*Given exercise*:
From the first line of the data below through the line bearing "(7,8) -- (7,463);", reproduce each line exactly; do not include pictures.
----- Dataset excerpt
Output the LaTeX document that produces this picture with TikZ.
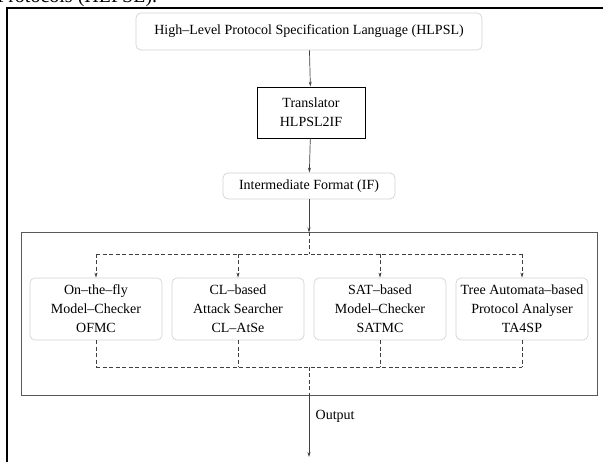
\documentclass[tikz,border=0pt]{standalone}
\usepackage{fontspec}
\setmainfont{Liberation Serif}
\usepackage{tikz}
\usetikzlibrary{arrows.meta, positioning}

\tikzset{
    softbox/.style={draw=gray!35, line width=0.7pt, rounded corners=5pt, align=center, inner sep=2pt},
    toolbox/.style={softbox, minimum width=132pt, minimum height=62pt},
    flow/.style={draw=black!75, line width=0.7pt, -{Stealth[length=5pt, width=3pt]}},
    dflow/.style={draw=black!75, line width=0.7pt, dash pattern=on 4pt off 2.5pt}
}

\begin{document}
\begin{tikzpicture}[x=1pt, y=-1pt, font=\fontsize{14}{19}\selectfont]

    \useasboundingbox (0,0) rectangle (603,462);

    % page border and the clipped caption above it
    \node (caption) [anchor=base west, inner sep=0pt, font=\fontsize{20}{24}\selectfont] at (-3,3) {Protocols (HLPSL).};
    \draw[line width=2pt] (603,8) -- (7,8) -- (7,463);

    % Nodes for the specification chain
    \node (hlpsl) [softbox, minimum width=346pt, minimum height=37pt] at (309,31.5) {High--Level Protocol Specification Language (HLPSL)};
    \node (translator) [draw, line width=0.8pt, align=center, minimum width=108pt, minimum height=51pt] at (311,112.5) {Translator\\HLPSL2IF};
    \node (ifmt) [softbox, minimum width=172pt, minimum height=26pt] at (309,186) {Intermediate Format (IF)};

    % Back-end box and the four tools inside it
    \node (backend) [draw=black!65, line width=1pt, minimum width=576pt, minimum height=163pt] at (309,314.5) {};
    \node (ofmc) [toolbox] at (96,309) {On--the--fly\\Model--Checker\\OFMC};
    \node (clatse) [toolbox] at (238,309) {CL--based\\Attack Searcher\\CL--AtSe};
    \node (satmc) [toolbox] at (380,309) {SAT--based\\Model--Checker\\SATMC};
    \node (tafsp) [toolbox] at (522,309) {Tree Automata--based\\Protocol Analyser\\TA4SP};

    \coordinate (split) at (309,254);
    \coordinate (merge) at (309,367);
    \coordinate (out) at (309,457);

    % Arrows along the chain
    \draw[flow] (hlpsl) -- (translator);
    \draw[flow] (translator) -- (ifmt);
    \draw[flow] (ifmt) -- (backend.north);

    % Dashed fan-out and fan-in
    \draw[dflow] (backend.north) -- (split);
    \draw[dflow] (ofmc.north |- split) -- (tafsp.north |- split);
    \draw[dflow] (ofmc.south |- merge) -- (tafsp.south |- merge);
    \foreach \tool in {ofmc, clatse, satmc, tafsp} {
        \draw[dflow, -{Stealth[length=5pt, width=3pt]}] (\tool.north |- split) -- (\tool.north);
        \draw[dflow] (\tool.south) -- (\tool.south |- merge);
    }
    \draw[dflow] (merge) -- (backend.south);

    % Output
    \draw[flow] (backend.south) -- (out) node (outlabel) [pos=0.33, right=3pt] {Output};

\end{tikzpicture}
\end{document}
----------
*Output of the exercise*:
Output the LaTeX document that produces this picture with TikZ.
\documentclass[tikz,border=0pt]{standalone}
\usepackage{fontspec}
\setmainfont{Liberation Serif}
\usepackage{tikz}
\usetikzlibrary{arrows.meta, positioning}

\tikzset{
    softbox/.style={draw=gray!35, line width=0.7pt, rounded corners=5pt, align=center, inner sep=2pt},
    toolbox/.style={softbox, minimum width=132pt, minimum height=62pt},
    flow/.style={draw=black!75, line width=0.7pt, -{Stealth[length=5pt, width=3pt]}},
    dflow/.style={draw=black!75, line width=0.7pt, dash pattern=on 4pt off 2.5pt}
}

\begin{document}
\begin{tikzpicture}[x=1pt, y=-1pt, font=\fontsize{14}{19}\selectfont]

    \useasboundingbox (0,0) rectangle (603,462);

    % page border and the clipped caption above it
    \node (caption) [anchor=base west, inner sep=0pt, font=\fontsize{20}{24}\selectfont] at (-3,3) {Protocols (HLPSL).};
    \draw[line width=2pt] (603,8) -- (7,8) -- (7,463);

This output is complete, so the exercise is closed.